Katerina Kruk works for the George Soros-backed “European Values,” a Prague-based pressure group that recently confused Larry King and Larry David in a big report on RT. Kruk came to prominence as a social media cheerleader for Ukraine’s 2014 Maidan coup. 

This week she tweeted, in response to the death of a Chechen militant near Kiev: "a strong woman, unapologetic critic Putin." Of course, there is absolutely no evidence to suggest the deceased was assassinated on Moscow’s orders, but who needs evidence when you can cry “Moscow”!

One man’s corruption is another man’s hybrid war

When Interior Minister Arsen Avakov’s son was detained as part of a corruption probe, it was no surprise Moscow was pointed to, because everyone knows the idea of a Ukrainian politician’s family engaging in corruption is totally absurd. Especially given how Kiev’s public servants are noted for their probity and financial restraint :-|

Having released a detailed official statement, the ministry suggested that "certain foreign forces" are behind the troubles of the Ukrainian interior minister and his family members.

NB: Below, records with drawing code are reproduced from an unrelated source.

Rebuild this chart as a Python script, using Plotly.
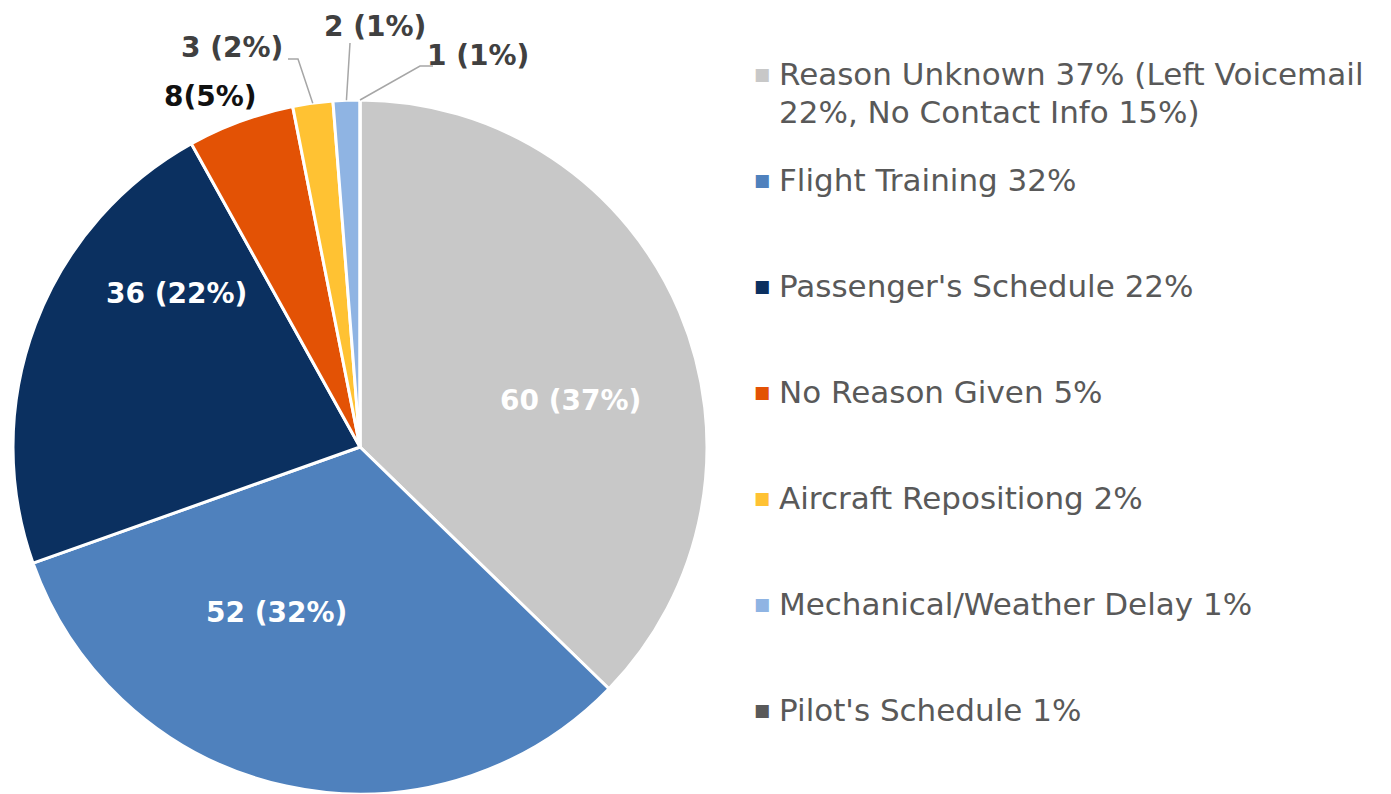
import math
import plotly.graph_objects as go

PAGE_W, PAGE_H = 1391, 794
OFF = 8  # default body margin of the html page
W, H = PAGE_W - OFF, PAGE_H - OFF

categories = [
    "Reason Unknown 37% (Left Voicemail<br>22%, No Contact Info 15%)",
    "Flight Training 32%",
    "Passenger's Schedule 22%",
    "No Reason Given 5%",
    "Aircraft Repositiong 2%",
    "Mechanical/Weather Delay 1%",
    "Pilot's Schedule 1%",
]
slice_values = [60, 52, 36, 8, 3, 2, 0]
label_text = ["60 (37%)", "52 (32%)", "36 (22%)", "8(5%)", "3 (2%)", "2 (1%)", "1 (1%)"]
colors = ["#C8C8C8", "#4F81BD", "#0B3060", "#E35205", "#FFC233", "#8FB4E3", "#595959"]

FONT = "DejaVu Sans"

# pie geometry (page pixels)
cx, cy, R = 360, 447, 347


def px(x, y):
    """page pixel -> paper coords"""
    return (x - OFF) / W, 1 - (y - OFF) / H


fig = go.Figure(go.Pie(
    labels=[c.replace("<br>", " ") for c in categories],
    values=slice_values,
    sort=False,
    direction="clockwise",
    rotation=0,
    marker=dict(colors=colors, line=dict(color="white", width=3)),
    textinfo="none",
    hoverinfo="label+value",
    domain=dict(x=[(cx - OFF - R) / W, (cx - OFF + R) / W],
                y=[0, (H - (cy - OFF - R)) / H]),
    showlegend=False,
))

total = sum(slice_values)


def edge_point(i):
    cum = sum(slice_values[:i]) + slice_values[i] / 2
    ang = cum / total * 2 * math.pi
    return cx + R * math.sin(ang), cy - R * math.cos(ang)


annotations = []
shapes = []

# label layout (page pixel centres) and colours
label_pos = [(570, 400), (276, 612), (176, 293), (210, 96), (232, 47), (375, 26), (478, 56)]
label_col = ["white", "white", "white", "#111111", "#404040", "#404040", "#404040"]
for t, (x, y), c in zip(label_text, label_pos, label_col):
    ax, ay = px(x, y)
    annotations.append(dict(
        x=ax, y=ay, xref="paper", yref="paper", text=f"<b>{t}</b>", showarrow=False,
        font=dict(family=FONT, size=28, color=c), xanchor="center", yanchor="middle",
        borderpad=0,
    ))

# leader lines for small slices
leader_start = {4: [(288, 59), (298, 59)], 5: [(350, 43)], 6: [(433, 66), (420, 66)]}
for i, pts in leader_start.items():
    ex, ey = edge_point(i)
    path_pts = pts + [(ex, ey)]
    p = []
    for k, (x, y) in enumerate(path_pts):
        X, Y = px(x, y)
        p.append(("M" if k == 0 else "L") + f" {X} {Y}")
    shapes.append(dict(type="path", xref="paper", yref="paper", path=" ".join(p),
                       line=dict(color="#A6A6A6", width=1.5)))

# legend
leg_y0, leg_dy, line_dy = 74, 106, 38
for i, (cat, col) in enumerate(zip(categories, colors)):
    yc = leg_y0 + i * leg_dy
    mx, my = px(762, yc)
    annotations.append(dict(
        x=mx, y=my, xref="paper", yref="paper", text="■", showarrow=False,
        font=dict(family="DejaVu Sans", size=17, color=col), xanchor="center", yanchor="middle",
    ))
    for j, line in enumerate(cat.split("<br>")):
        tx, ty = px(777, yc + j * line_dy)
        annotations.append(dict(
            x=tx, y=ty, xref="paper", yref="paper", text=line, showarrow=False, align="left",
            font=dict(family=FONT, size=31, color="#595959"), xanchor="left", yanchor="middle",
        ))

fig.update_layout(
    width=W, height=H,
    margin=dict(l=0, r=0, t=0, b=0),
    paper_bgcolor="white", plot_bgcolor="white",
    annotations=annotations, shapes=shapes,
)

fig.write_html("out.html")
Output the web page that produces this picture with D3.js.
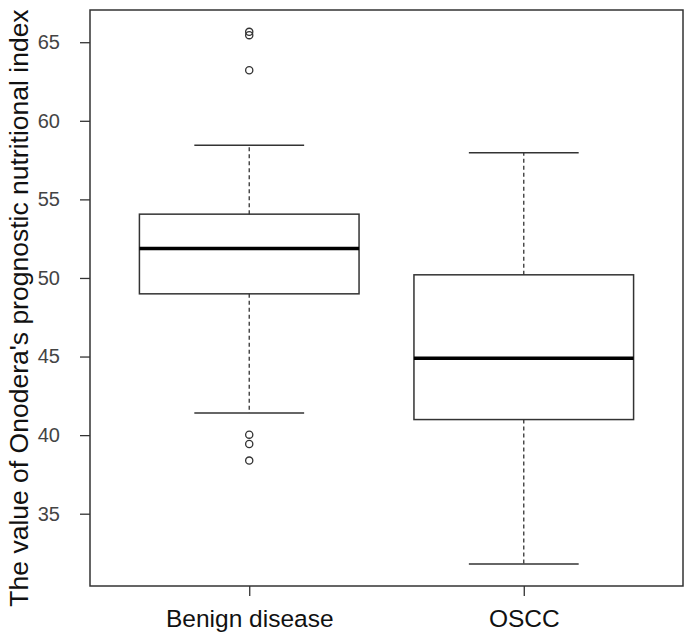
<!DOCTYPE html>
<html>
<head>
<meta charset="utf-8">
<script src="https://cdn.jsdelivr.net/npm/d3@7"></script>
<style>
  html, body { margin: 0; padding: 0; background: #fff; }
  svg { display: block; }
</style>
</head>
<body>
<svg id="chart" width="689" height="640"></svg>
<script>
const categories = ["Benign disease", "OSCC"];
const q1Values = [48.99, 40.99];
const medianValues = [51.88, 44.89];
const q3Values = [54.06, 50.20];
const whiskerLow = [41.41, 31.80];
const whiskerHigh = [58.44, 57.97];
const outlierValues = [[65.66, 65.45, 63.22, 40.03, 39.44, 38.38], []];
const yTicks = [35, 40, 45, 50, 55, 60, 65];
const yTitle = "The value of Onodera's prognostic nutritional index";

const W = 689, H = 640;
const margin = { left: 90, top: 10, right: 6, bottom: 54 };
const plotW = W - margin.left - margin.right;
const plotH = H - margin.top - margin.bottom;

const svg = d3.select("#chart");
const g = svg.append("g").attr("transform", `translate(${margin.left},${margin.top})`);

const x = d3.scaleLinear().domain([0.42, categories.length + 0.58]).range([0, plotW]);
const y = d3.scaleLinear().domain([30.4, 67.05]).range([plotH, 0]);

const boxW = x(1.4) - x(0.6);
const capW = boxW / 2;
const stroke = "#333";
const font = "Liberation Sans, Arial, sans-serif";

categories.forEach((c, i) => {
  const cx = x(i + 1);
  const grp = g.append("g");
  grp.append("line").attr("x1", cx).attr("x2", cx)
    .attr("y1", y(q3Values[i])).attr("y2", y(whiskerHigh[i]))
    .attr("stroke", stroke).attr("stroke-width", 1.3).attr("stroke-dasharray", "4,3");
  grp.append("line").attr("x1", cx).attr("x2", cx)
    .attr("y1", y(q1Values[i])).attr("y2", y(whiskerLow[i]))
    .attr("stroke", stroke).attr("stroke-width", 1.3).attr("stroke-dasharray", "4,3");
  [whiskerHigh[i], whiskerLow[i]].forEach(v => {
    grp.append("line").attr("x1", cx - capW / 2).attr("x2", cx + capW / 2)
      .attr("y1", y(v)).attr("y2", y(v))
      .attr("stroke", stroke).attr("stroke-width", 1.5);
  });
  grp.append("rect").attr("x", cx - boxW / 2).attr("width", boxW)
    .attr("y", y(q3Values[i])).attr("height", y(q1Values[i]) - y(q3Values[i]))
    .attr("fill", "none").attr("stroke", stroke).attr("stroke-width", 1.5);
  grp.append("line").attr("x1", cx - boxW / 2).attr("x2", cx + boxW / 2)
    .attr("y1", y(medianValues[i])).attr("y2", y(medianValues[i]))
    .attr("stroke", "#000").attr("stroke-width", 3.5);
  outlierValues[i].forEach(v => {
    grp.append("circle").attr("cx", cx).attr("cy", y(v)).attr("r", 3.6)
      .attr("fill", "none").attr("stroke", stroke).attr("stroke-width", 1.3);
  });
});

g.append("rect").attr("x", 0).attr("y", 0).attr("width", plotW).attr("height", plotH)
  .attr("fill", "none").attr("stroke", stroke).attr("stroke-width", 1.5);

const yAxis = g.append("g").call(d3.axisLeft(y).tickValues(yTicks).tickSize(10).tickPadding(20).tickFormat(d3.format("d")));
yAxis.select(".domain").remove();
yAxis.selectAll(".tick line").attr("stroke", stroke).attr("stroke-width", 1.3);
yAxis.selectAll(".tick text").attr("fill", "#444").style("font-family", font).style("font-size", "20px");

const xAxis = g.append("g").attr("transform", `translate(0,${plotH})`)
  .call(d3.axisBottom(x).tickValues(categories.map((c, i) => i + 1)).tickSize(10).tickPadding(14)
    .tickFormat((d) => categories[d - 1]));
xAxis.select(".domain").remove();
xAxis.selectAll(".tick line").attr("stroke", stroke).attr("stroke-width", 1.3);
xAxis.selectAll(".tick text").attr("fill", "#111").style("font-family", font).style("font-size", "24.5px");

svg.append("text")
  .attr("transform", `translate(28,${308}) rotate(-90)`)
  .attr("text-anchor", "middle")
  .style("font-family", font)
  .style("font-size", "26.5px")
  .attr("fill", "#111")
  .text(yTitle);
</script>
</body>
</html>
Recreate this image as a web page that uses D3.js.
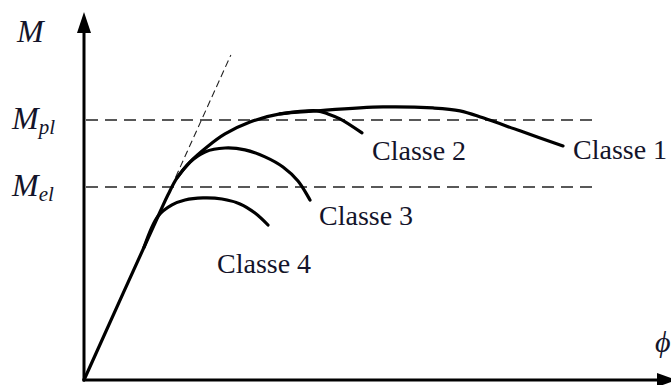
<!DOCTYPE html>
<html>
<head>
<meta charset="utf-8">
<script src="https://cdn.jsdelivr.net/npm/d3@7"></script>
<style>
  body { margin: 0; background: #fff; }
  text { font-family: "Liberation Serif", "Times New Roman", serif; fill: #14142a; }
</style>
</head>
<body>
<div id="vis"></div>
<script>
"use strict";
// moment-rotation curves, M normalised so that Mpl = 1
var classe1 = [[0, 0], [0.76, 0.646], [0.84, 0.712], [0.93, 0.777], [1.06, 0.838], [1.23, 0.896],
  [1.41, 0.946], [1.66, 0.992], [1.96, 1.023], [2.33, 1.035], [2.99, 1.050], [3.49, 1.046],
  [3.76, 1.035], [3.99, 1.008], [4.36, 0.958], [4.79, 0.900]];
var classe2 = [[1.96, 1.023], [2.33, 1.035], [2.44, 1.023], [2.56, 1.004], [2.78, 0.950]];
var classe3 = [[0.93, 0.777], [1.06, 0.838], [1.21, 0.877], [1.41, 0.892], [1.61, 0.885], [1.81, 0.858],
  [1.99, 0.819], [2.14, 0.765], [2.26, 0.692]];
var classe4 = [[0.60, 0.51], [0.74, 0.63], [0.88, 0.673], [1.01, 0.692], [1.19, 0.700], [1.38, 0.696],
  [1.56, 0.677], [1.71, 0.642], [1.84, 0.596]];
var curves = [classe1, classe2, classe3, classe4];
var classNames = ['Classe 1', 'Classe 2', 'Classe 3', 'Classe 4'];
var labelPos = [[4.89, 0.85], [2.88, 0.845], [2.35, 0.595], [1.33, 0.412]];
var Mpl = 1.0, Mel = 0.742;
var refLevels = [Mpl, Mel];
var refEnd = 5.09;
var tangent = [[0.78 * 1.175, 0.78], [1.25 * 1.175, 1.25]];

var width = 671, height = 385;
var svg = d3.select('#vis').append('svg')
    .attr('width', width)
    .attr('height', height);

var x = d3.scaleLinear().domain([0, 5.87]).range([84, 671]);
var y = d3.scaleLinear().domain([0, 1.415]).range([380, 12]);

// horizontal dashed reference lines
svg.selectAll('.ref')
    .data(refLevels)
    .enter().append('line')
    .classed('ref', true)
    .attr('x1', x(0.02))
    .attr('x2', x(refEnd))
    .attr('y1', y)
    .attr('y2', y)
    .attr('stroke', '#222')
    .attr('stroke-width', 1.6)
    .attr('stroke-dasharray', '12,7');

// elastic tangent
svg.append('line')
    .attr('x1', x(tangent[0][0])).attr('y1', y(tangent[0][1]))
    .attr('x2', x(tangent[1][0])).attr('y2', y(tangent[1][1]))
    .attr('stroke', '#222')
    .attr('stroke-width', 1.1)
    .attr('stroke-dasharray', '7,4');

var line = d3.line()
    .x(function (d) { return x(d[0]); })
    .y(function (d) { return y(d[1]); })
    .curve(d3.curveCatmullRom.alpha(0.5));

svg.selectAll('.curve')
    .data(curves)
    .enter().append('path')
    .classed('curve', true)
    .attr('d', line)
    .attr('fill', 'none')
    .attr('stroke', '#000')
    .attr('stroke-width', 3.2)
    .attr('stroke-linecap', 'round');

// axes
svg.append('line')
    .attr('x1', x(0)).attr('y1', y(0))
    .attr('x2', x(0)).attr('y2', y(1.36))
    .attr('stroke', '#000').attr('stroke-width', 3);
svg.append('line')
    .attr('x1', x(0) - 1.5).attr('y1', y(0))
    .attr('x2', x(5.76)).attr('y2', y(0))
    .attr('stroke', '#000').attr('stroke-width', 3);
svg.append('path')
    .attr('d', 'M' + x(0) + ',' + y(1.415) + 'L' + (x(0) - 7) + ',' + (y(1.415) + 21) +
      'L' + (x(0) + 7) + ',' + (y(1.415) + 21) + 'Z')
    .attr('fill', '#000');
svg.append('path')
    .attr('d', 'M' + (x(5.87) + 6) + ',' + y(0) + 'L' + (x(5.87) - 14) + ',' + (y(0) - 7) +
      'L' + (x(5.87) - 14) + ',' + (y(0) + 7) + 'Z')
    .attr('fill', '#000');

// class labels
svg.selectAll('.cls')
    .data(classNames)
    .enter().append('text')
    .classed('cls', true)
    .attr('x', function (d, i) { return x(labelPos[i][0]); })
    .attr('y', function (d, i) { return y(labelPos[i][1]); })
    .style('font-size', '28px')
    .text(function (d) { return d; });

// axis labels
svg.append('text')
    .attr('x', 17).attr('y', 42)
    .style('font-size', '32px').style('font-style', 'italic')
    .text('M');

var mlab = svg.selectAll('.mlab')
    .data([['pl', Mpl], ['el', Mel]])
    .enter().append('text')
    .classed('mlab', true)
    .attr('x', 12)
    .attr('y', function (d) { return y(d[1]) + 9; })
    .style('font-size', '32px').style('font-style', 'italic');
mlab.append('tspan').text('M');
mlab.append('tspan')
    .attr('dy', 5)
    .style('font-size', '21px')
    .text(function (d) { return d[0]; });

svg.append('text')
    .attr('x', 655).attr('y', 352)
    .style('font-size', '30px').style('font-style', 'italic')
    .text('ϕ');
</script>
</body>
</html>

A "hybrid war" is led against Kiev's reformers, the official body alleged, explaining that "fake news" targeted Arsen Avakov and his ministry’s efforts "to protect the state against Russian hybrid aggression." The “blame Russia” game seems never out of fashion in Ukraine.

Lie back and think of the Kremlin

Sexual misconduct is a terrible thing and we should take reports of such seriously… OR should we exploit them for political purposes? That whiff of exploitation came from the Guardian’s Martin Kettle as he inexplicably attempted to bring Russia into the sex scandal engulfing British Conservative MPs, tweeting“If I worked for Putin, I'd think that Tory spreadsheet was a good day's work.”

Professor Godfrey Bloom, a former member of the European Union parliament, chimed in, adding that Putin was also behind Brexit. This will surely be news to the 17.4 million Brits who voted to leave the EU.

War of the words

Mark Galeotti is what’s known as a “Russia watcher,” part of a group of mainstream pundits who usually do not live in Russia but pontificate on all aspects of life there. In the most-Guardian headline ever, Galeotti proclaims that “Putin could yet save Britain from Brexit. […] The word of Russian ‘black cash’ financing the Leave campaigns is fast becoming a torrent. As the inquiries pile up, hard evidence could delegitimize the EU referendum.” Hmmm, yes.

While we’re waiting for said “hard evidence,” Galeotti fails to mention a large power that definitely interfered in Brexit, and one that the Guardian is a fan of! Former US President Barack Obama literally flew to England to tell people how to vote in their referendum. A move the Guardian described as “friendly.” Hmmm again.